While I don’t particularly enjoy feeling fear, it is in those moments when I am most insecure that I am also most vulnerable. My true desires, passions, and strengths shine through. My ego is wiped clean, and my id has room to breath. My soul is tested — I must discern the truth. Who do I really want to be? What truly matters in my life?
The fear washes over me, wipes me clean, wrings me dry, and leaves me with nothing left to give but the deepest, fullest, most authentic parts of myself. The parts that are ready to fight. The parts that are full of the fire that could light up a world.
I can either choose to hide underneath my covers with endless Netflix, or I can choose to fight, to live, to become.
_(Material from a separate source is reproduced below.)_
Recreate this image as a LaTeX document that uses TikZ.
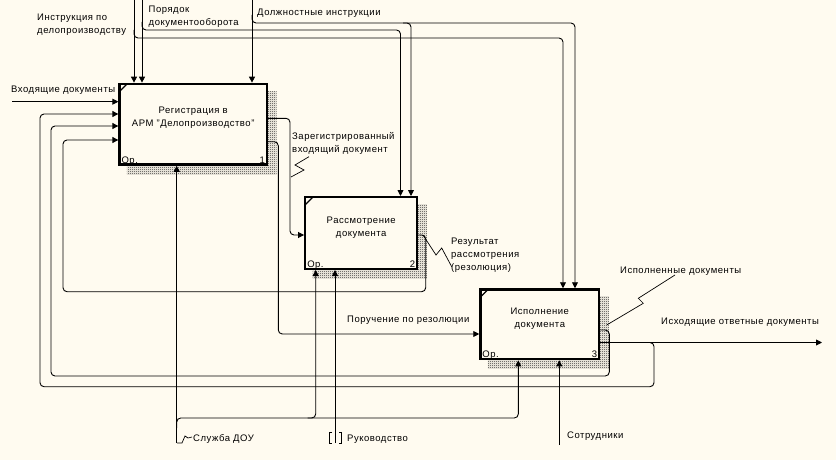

By facing that fear, I am learning. That fear has lessons to teach me about my own strength, my capabilities and talents, the people I can always rely on, and what truly makes my soul sing.
Maybe it’s time to embrace the fear, to invite it at my table for a meal. No, it does not get to dictate my life; I get to choose how I will face things. Rather, the fear pushes me to get the most out of my strengths and abilities. All of my opportunities that have been the scariest have also turned out to be the most fulfilling. They were the ones that taught me the most, that brought the most joy, that left me more self-aware and authentic.
I now understand, more than ever, that fear is just looking out for all of the obstacles that may pop up in the future — all of those possible problems that could be uncomfortable and difficult. Without all of that discomfort, I lie stagnant in the confusion of life with nowhere to go. Fear kicks me in the butt and forces me to keep moving, discovering, learning, and fully opening my heart to possibilities.
And for that, I am thankful for fear.